Three persons were involved in this problem: Abraham was the person with power, Sarah was the person with position, Hagar was the person with nothing (except an unwanted son and a history of making trouble). In the problem situations you have dealt with or are still dealing with, which person do you identify with? Whose situation is most like your own situation? Abraham had made a great feast to coincide with the weaning of Isaac; baby’s were nursed a lot longer than nine month so Ishmael who was 14 when the baby was born may have been 15 or 16. The feast should have been a time of joy and celebration, instead Abraham began to grieve because of the trouble between his two wives. It still happens today; family celebrations are outwardly happy but there is often a secret weeper and sometimes a quarrel erupts that makes all the members of the family sad for many years.

Whose side was God on? That question is too simple Here we have three people, all with some degree of trust in God; would God be siding with one person against another? The language of the Bible is that God is ‘for’ those who trust him. That includes all three people.

In my branch of the Universal Church we often encounter problem situations; when we do, we remind each other to approach cautiously and not to react in anger or haste.
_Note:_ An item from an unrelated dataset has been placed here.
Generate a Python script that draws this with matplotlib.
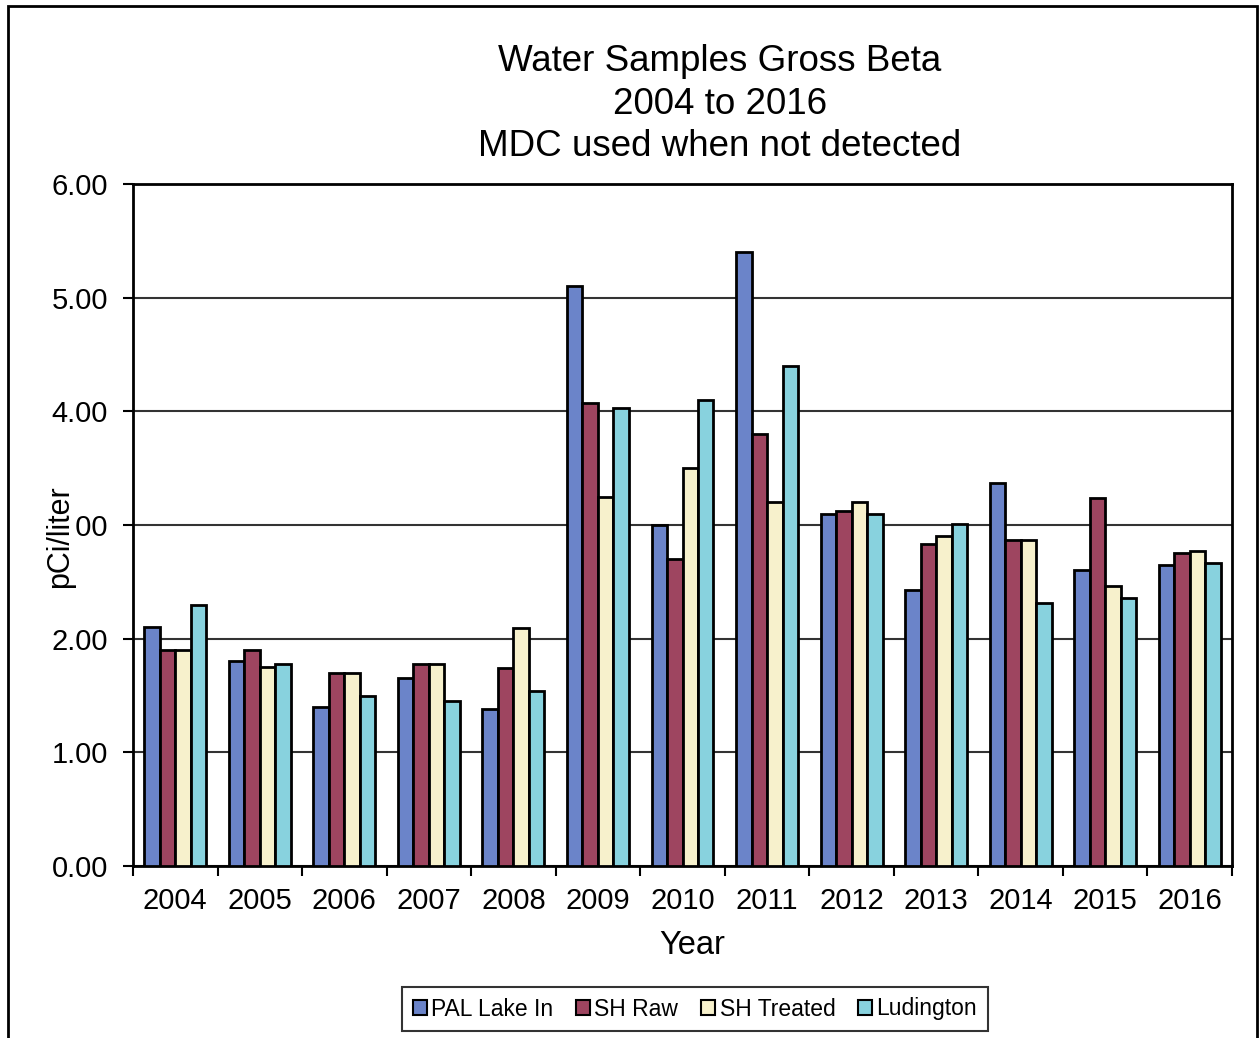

Caution is needed because it is important to fully understand the problem before applying a hasty solution. All the involved parties come together, to talk honestly and to think and to wait for insight. At times like this when the ‘for’ and ‘against’ parties come in humility and honesty and recognize that they need more wisdom than they have, I feel as though I am watching a miracle. Of course in any democracy the people who are ‘for’ and the people who are ‘against’ meet together peaceably and sometimes with honesty and humility – that doesn’t make it any less of a miracle.

I want to ask you, which causes the most problems? Is it the original action (the one that caused the problem in the first place) or the reaction to the problem? A wrong solution often produces more damage than the original problem. Even in a family row where only words are used, violent speech is responded to with more violent speech and the conflict soon tears apart the threads that bind families and friends together.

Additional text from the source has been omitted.